Steve Brubaker, a longtime gambling lobbyist in IL, said the top two earners in the state are VGT companies followed by Rivers Casino.
In August, Rivers generated $37,598,367 in gross gaming revenue, with the next closest being the Grand Victoria in Elgin, IL, which collected $14,484,111.
But according to Brubaker, don’t expect the floodgates to burst wide open with gambling and tax dollars.
“Those who think we are going to have all this gaming in the first year or two haven’t been paying attention to the history of Illinois,” Brubaker said.
However, Aronovitz speculates the state gaming board might move rather quickly with some aspects of the gaming bill. In terms of VGT’s, Aronovits fully expects a rollout of new gaming machines to occur later this fall.
“I predict there will be sports betting by the start of the 2020 football season,” Aronovits said. “Issuance of new casino licenses by late October 2020 with the anticipation of a Chicago casino by Q3 or Q4 of 2021.”
But first, a few things must be fixed by the gaming board, and on September 17, the ILGCB took steps to clean things up.

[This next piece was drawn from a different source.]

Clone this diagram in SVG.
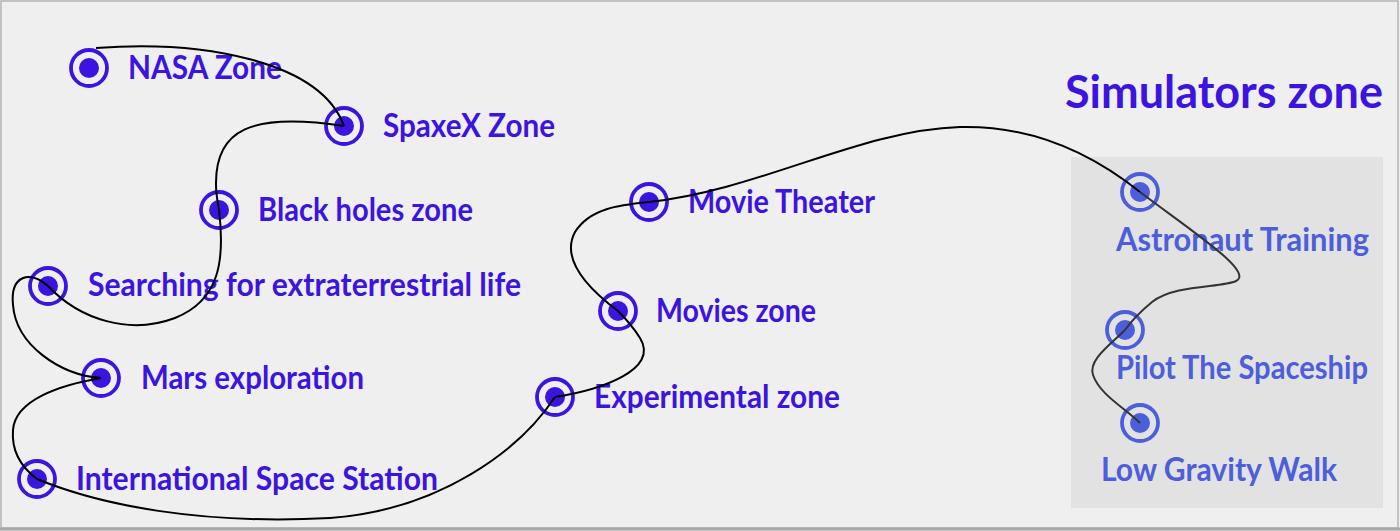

The five-member board passed a resolution that would change the state law making casinos more viable. Although a step in the right direction, newly appointed chairman Charles Schmadeke told the Chicago Tribune, the role of the gaming board is not to tell lawmakers what to do.
“Our role is merely to refer to the legislature for consideration, and it’s up to them to do as they deem appropriate,” Schmadeke said.